6-7 AM exercise, eat
11-12 eat, email
PM: target 3-5 open mics a week, singing my own songs plus some covers; online art business stuff
This schedule serves these short- and medium-term targets:
– Minimum 1 gallery pitch, opening, or new public art experiment a week—starting next week, so by July 15.
– 100 paintings in a month à reopening active online store for ecommerce—by August 9.
– Secure space to create those paintings within a week—by July 15.
– Minimum 10 painting sales in a month—by August 9.
– (Re)Write, (re)illustrate, self-publish first two of the illustrated children’s book series Where the Wilde Thinks Are within two months—so by September 9. At least on Kindle and CreateSpace, maybe on other digital platforms too.
– The apocryphal album recorded in three months—by October 9.
– Have a pilot/beginnings of a portfolio for the Portraits of Peace series within one month—by August 9.
– Have a product of the series within 1 year—by July 9, 2016—in book form, or an online series that’s a fuller portfolio I can use to get freelance art jobs, pitch galleries, and do other stuff with I can’t even imagine just now. (E.g., there’s a field experimental component of the project incorporating some positive psych stuff like from Pennebaker’s work on expressive writing that I haven’t hashed out yet. I want to listen deeply and see what feels right in the context of people’s stories first.)
Money as a target and how I will make it:
– This is the thing I have always been bad at so much as thinking about as an artist. Let’s correct that error now. Again. Or blog trying.
– I’d like to pay off my attempted business launch/move debts and have money to make art and travel. Ideally I’d make something like $110k/year. But most businesses take years to turn a profit. So setting a short-term goal that’s specific feels really weird. Overly optimistic. But I have to get better at doing it or it’s not going to happen.

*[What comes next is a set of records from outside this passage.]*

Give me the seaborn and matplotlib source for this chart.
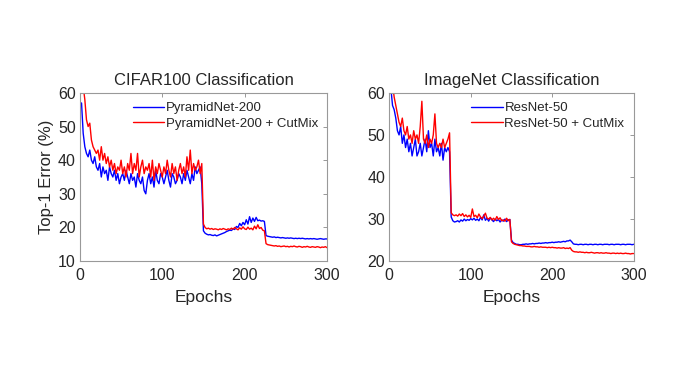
#!/usr/bin/env python3
# coding=utf-8
import matplotlib
matplotlib.use('Agg')
import matplotlib.pyplot as plt
import numpy as np
import pandas as pd
import seaborn as sns

# epochs sampled every 2 epochs
epochs = np.arange(2, 302, 2)

cifar_base = [
    57, 48, 44, 42, 41, 43, 40, 39, 41, 38,
    37, 39, 35, 38, 36, 37, 34, 38, 36, 35,
    37, 34, 36, 33, 35, 36, 34, 37, 35, 33,
    36, 34, 35, 32, 36, 34, 33, 35, 31, 30,
    34, 36, 33, 35, 32, 37, 34, 33, 36, 35,
    33, 35, 37, 34, 32, 36, 35, 33, 34, 36,
    35, 33, 36, 34, 37, 35, 33, 36, 34, 38,
    36, 37, 38, 33, 19.0, 18.3, 18.0, 17.8, 17.9, 17.7,
    17.6, 17.8, 17.5, 17.7, 17.9, 18.1, 18.3, 18.5, 18.8, 19.0,
    19.2, 19.1, 19.6, 19.4, 20.3, 20.0, 21.2, 20.5, 21.5, 20.8,
    22.3, 21.0, 23.2, 21.5, 22.8, 21.8, 23.0, 22.0, 22.2, 21.9,
    22.0, 21.8, 17.6, 17.4, 17.3, 17.2, 17.1, 17.2, 17.0, 17.1,
    17.0, 16.9, 17.0, 16.9, 16.8, 16.9, 16.8, 16.9, 16.8, 16.7,
    16.8, 16.7, 16.8, 16.7, 16.8, 16.7, 16.6, 16.7, 16.6, 16.7,
    16.6, 16.7, 16.6, 16.5, 16.6, 16.7, 16.6, 16.5, 16.6, 16.6,
]
cifar_cutmix = [
    66, 62, 58, 52, 50, 51, 46, 44, 43, 42,
    43, 40, 44, 40, 42, 39, 41, 38, 40, 37,
    39, 36, 38, 37, 40, 36, 38, 35, 39, 37,
    42, 36, 39, 37, 42, 35, 38, 40, 36, 38,
    37, 39, 35, 40, 34, 38, 36, 39, 37, 35,
    38, 36, 40, 37, 35, 39, 36, 38, 34, 37,
    39, 36, 38, 35, 41, 37, 43, 36, 39, 37,
    38, 40, 36, 39, 21.0, 20.0, 19.6, 19.8, 19.5, 19.7,
    19.4, 19.6, 19.5, 19.3, 19.6, 19.4, 19.7, 19.5, 19.3, 19.6,
    19.4, 19.8, 19.5, 20.0, 19.6, 19.3, 19.9, 19.5, 20.2, 19.6,
    19.4, 20.1, 19.5, 19.8, 19.3, 20.4, 19.6, 20.8, 19.7, 20.0,
    19.2, 19.0, 15.2, 14.9, 14.8, 14.7, 14.6, 14.5, 14.6, 14.4,
    14.5, 14.3, 14.4, 14.5, 14.3, 14.4, 14.2, 14.4, 14.3, 14.5,
    14.3, 14.2, 14.4, 14.3, 14.1, 14.3, 14.2, 14.4, 14.2, 14.1,
    14.3, 14.2, 14.1, 14.3, 14.2, 14.0, 14.2, 14.1, 14.3, 14.0,
]
imnet_base = [
    61, 57, 56, 54, 51, 50, 52, 48, 50, 47,
    49, 46, 48, 45, 47, 49, 45, 46, 48, 45,
    47, 49, 46, 51, 47, 48, 45, 49, 46, 47,
    45, 48, 44, 47, 46, 47, 46, 30.5, 29.6, 29.3,
    29.4, 29.6, 29.3, 29.8, 29.5, 30.0, 29.6, 29.9, 29.7, 30.1,
    29.8, 30.2, 29.7, 30.0, 29.6, 30.4, 29.8, 31.0, 29.7, 30.2,
    29.5, 30.3, 29.8, 29.4, 30.0, 29.6, 29.9, 29.3, 29.8, 29.5,
    30.0, 29.4, 29.8, 29.9, 25.0, 24.4, 24.2, 24.0, 24.0, 23.9,
    23.9, 24.0, 24.0, 24.1, 24.0, 24.1, 24.1, 24.2, 24.1, 24.2,
    24.2, 24.3, 24.2, 24.3, 24.3, 24.4, 24.3, 24.4, 24.4, 24.5,
    24.4, 24.5, 24.5, 24.6, 24.5, 24.6, 24.7, 24.6, 24.8, 24.8,
    25.0, 24.6, 24.1, 24.0, 24.0, 23.9, 24.0, 24.0, 23.9, 24.0,
    24.0, 23.9, 24.0, 24.0, 23.9, 24.0, 24.0, 23.9, 24.0, 24.0,
    23.9, 24.0, 24.0, 24.0, 23.9, 24.0, 24.0, 23.9, 24.0, 24.0,
    24.0, 23.9, 24.0, 24.0, 23.9, 24.0, 24.0, 24.0, 23.9, 24.0,
]
imnet_cutmix = [
    64, 62, 59, 57, 55, 53, 52, 54, 51, 50,
    52, 49, 50, 48, 51, 49, 50, 48, 52, 58,
    49, 48, 50, 47, 49, 48, 50, 55, 48, 47,
    48, 47, 49, 47, 48, 49, 50.5, 31.5, 31.0, 30.8,
    31.0, 30.7, 31.2, 30.8, 31.3, 30.6, 31.0, 30.5, 30.9, 30.4,
    32.4, 30.6, 30.9, 30.3, 31.2, 30.5, 30.1, 30.7, 31.4, 30.2,
    30.0, 30.4, 29.8, 30.2, 29.7, 30.6, 29.9, 30.3, 29.6, 29.8,
    29.5, 30.2, 29.6, 29.9, 24.6, 24.2, 24.0, 23.9, 23.8, 23.7,
    23.7, 23.6, 23.6, 23.5, 23.5, 23.5, 23.4, 23.4, 23.5, 23.4,
    23.4, 23.3, 23.4, 23.3, 23.3, 23.3, 23.2, 23.3, 23.2, 23.3,
    23.2, 23.2, 23.1, 23.2, 23.1, 23.1, 23.2, 23.0, 23.1, 23.0,
    23.2, 22.6, 22.3, 22.2, 22.2, 22.1, 22.2, 22.1, 22.1, 22.0,
    22.1, 22.0, 22.0, 22.1, 22.0, 21.9, 22.0, 22.0, 21.9, 22.0,
    21.9, 21.9, 22.0, 21.9, 21.9, 21.8, 21.9, 21.9, 21.8, 21.9,
    21.8, 21.9, 21.8, 21.8, 21.9, 21.8, 21.8, 21.7, 21.8, 21.8,
]

panels = [
    ('CIFAR100 Classification', ['PyramidNet-200', 'PyramidNet-200 + CutMix'],
     [cifar_base, cifar_cutmix], (10, 60)),
    ('ImageNet Classification', ['ResNet-50', 'ResNet-50 + CutMix'],
     [imnet_base, imnet_cutmix], (20, 60)),
]

sns.set_style('white')
plt.rcParams['font.family'] = ['Liberation Sans', 'DejaVu Sans']
plt.rcParams['text.color'] = '#262626'
plt.rcParams['axes.labelcolor'] = '#262626'

fig = plt.figure(figsize=(6.77, 3.79), dpi=100)
boxes = [[0.118, 0.311, 0.365, 0.444], [0.575, 0.311, 0.361, 0.444]]

for i, (title, names, series, ylim) in enumerate(panels):
    ax = fig.add_axes(boxes[i])
    df = pd.DataFrame({
        'epoch': np.concatenate([epochs, epochs]),
        'err': np.concatenate([series[0], series[1]]),
        'model': [names[0]] * len(epochs) + [names[1]] * len(epochs),
    })
    sns.lineplot(data=df, x='epoch', y='err', hue='model', ax=ax,
                 palette=['#0000ff', '#ff0000'], linewidth=1.0, legend=True)
    ax.set_xlim(0, 300)
    ax.set_ylim(*ylim)
    ax.set_xticks([0, 100, 200, 300])
    ax.set_yticks(np.arange(ylim[0], 61, 10))
    ax.tick_params(direction='in', length=3, width=0.6, top=True, right=True,
                   labelsize=11.5, colors='#888888', labelcolor='#262626')
    ax.tick_params(axis='x', pad=5)
    ax.tick_params(axis='y', pad=3)
    for s in ax.spines.values():
        s.set_color('#999999')
        s.set_linewidth(0.8)
    ax.set_title(title, fontsize=12, pad=6)
    ax.set_xlabel('Epochs', fontsize=12.5, labelpad=5)
    if i == 0:
        ax.set_ylabel('Top-1 Error (%)', fontsize=12, labelpad=3)
    else:
        ax.set_ylabel('')
    h, l = ax.get_legend_handles_labels()
    ax.legend(h, l, loc='upper right', frameon=False, fontsize=9.5,
              handlelength=2.4, handletextpad=0.1, labelspacing=0.25,
              borderaxespad=0.3)

fig.savefig('out.png', dpi=100)
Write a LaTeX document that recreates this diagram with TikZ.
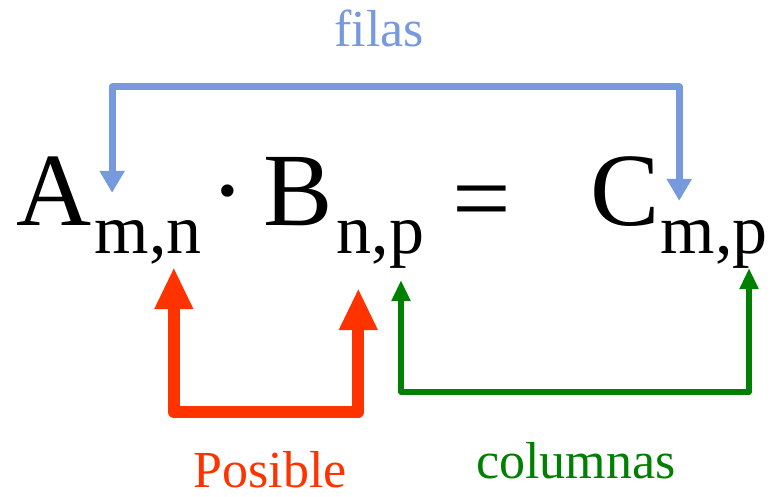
\documentclass[tikz,border=0pt]{standalone}
\usepackage{fontspec}
\setmainfont{Liberation Serif}
\newfontfamily\eqfont{Liberation Serif}
\usetikzlibrary{arrows.meta,positioning,calc}
\definecolor{filasblue}{HTML}{7799DD}
\definecolor{posred}{HTML}{FF3300}
\definecolor{colgreen}{HTML}{008000}
\tikzset{
  bigsym/.style={inner sep=0pt,anchor=base west,font=\eqfont\fontsize{104}{110}\selectfont},
  subsym/.style={inner sep=0pt,anchor=base west,font=\eqfont\fontsize{70}{76}\selectfont},
  lbl/.style={inner sep=0pt,anchor=base,font=\eqfont\fontsize{52}{58}\selectfont},
  filasflow/.style={{Triangle[width=24pt,length=22pt]}-{Triangle[width=24pt,length=22pt]},line width=7pt,color=filasblue,line join=round},
  posflow/.style={{Triangle[width=36pt,length=42pt]}-{Triangle[width=36pt,length=42pt]},line width=12pt,color=posred,line join=round},
  colflow/.style={{Triangle[width=18pt,length=21pt]}-{Triangle[width=18pt,length=21pt]},line width=5.5pt,color=colgreen,line join=round},
}

\begin{document}
\begin{tikzpicture}[x=1pt,y=1pt]
  \useasboundingbox (0,0) rectangle (773,496);
  % main symbols
  \node[bigsym] (A) at (16.5,271) {A};
  \node[bigsym,anchor=center] (dot) at (228,291) {·};
  \node[bigsym] (B) at (263.5,271) {B};
  \node[bigsym,anchor=base] (eq) at (482,263) {=};
  \node[bigsym] (C) at (590,271) {C};
  % subscripts, one node per letter
  \foreach \s/\x/\p/\q in {1/94/m/n, 2/336/n/p, 3/660/m/p} {
    \node[subsym] (a\s) at (\x,243) {\p};
    \node[subsym] (k\s) at (a\s.base east) {,};
    \node[subsym] (b\s) at (k\s.base east) {\q};
  }
  % arrow ends
  \coordinate (fA) at ($(a1.north west)!0.33!(a1.north east)$);
  \coordinate (fC) at ($(a3.north west)!0.35!(a3.north east)$);
  \coordinate (pA) at ($(b1.south west)!0.2!(b1.south east)$);
  \coordinate (pB) at ($(a2.south west)!0.63!(a2.south east)$);
  \coordinate (cB) at ($(b2.south west)!0.33!(b2.south east)$);
  \coordinate (cC) at ($(b3.south west)!0.46!(b3.south east)$);
  \draw[filasflow,shorten <=27pt,shorten >=19pt] (fA) -- (fA |- 0,409) -| (fC);
  \draw[posflow,shorten <=14pt,shorten >=35pt] (pA) -- (pA |- 0,84) -| (pB);
  \draw[colflow,shorten <=12pt,shorten >=0pt] (cB) -- (cB |- 0,104) -| (cC);
  % labels
  \node[lbl,text=filasblue] (filas) at (379,449) {filas};
  \node[lbl,text=posred] (posible) at (270,9) {Posible};
  \node[lbl,text=colgreen] (columnas) at (576,18) {columnas};
\end{tikzpicture}
\end{document}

– There are six relatively immediate ways to monetize my art:
o 1. selling paintings online and in person, getting a better sense of my market and pitching to them better,
o 2. making prints and postcards to sell at markets or openings,
o 3. properly illustrating and self-publishing the Wilde Thinks children’s book series,
o 4. teaching (although I start to worry about the visa issue with this—there has to be a way for people to legally teach in other countries as they travel, but I’m not sure how this all works and want to follow the rules),
o 5. working on the Portraits of Peace peace-maker interview and painting series, perhaps starting with Syrian refugees or folks who have come back from the war in London (Eliot Higgins says he can try to get me in touch with some relevant folks to do a pilot/get started on this—I’m happy if other folks can too), and
o 6. offer painting-photography portraits (combining techniques using a camera, a printer or access to one, photo transfer using acrylic gel medium, photos to canvas, and paint in combination with that—but this seems like something I’d need to build up a clientele in a place doing, like any other portrait photographer),
Clearly formatting is not one of the things I will be getting paid for in this life. Also modeling.
Just painting and selling the paintings online as best I can seems like the simplest, most obvious thing here. Re-launching an online oil painting store has got to be the most analogue, weird, inefficient way possible to be a digital nomad. But it’s what I think I have to try next.
I don’t know if I’m doing it all wrong, but this is what I’m doing. I want to be a jobbing artist, run my own successful business, and be loved. Just doing what I have to do as an artist in a space where I’m allowed to make a mess—but keep getting out plenty meeting nice people like I have been—seems like a good place to start.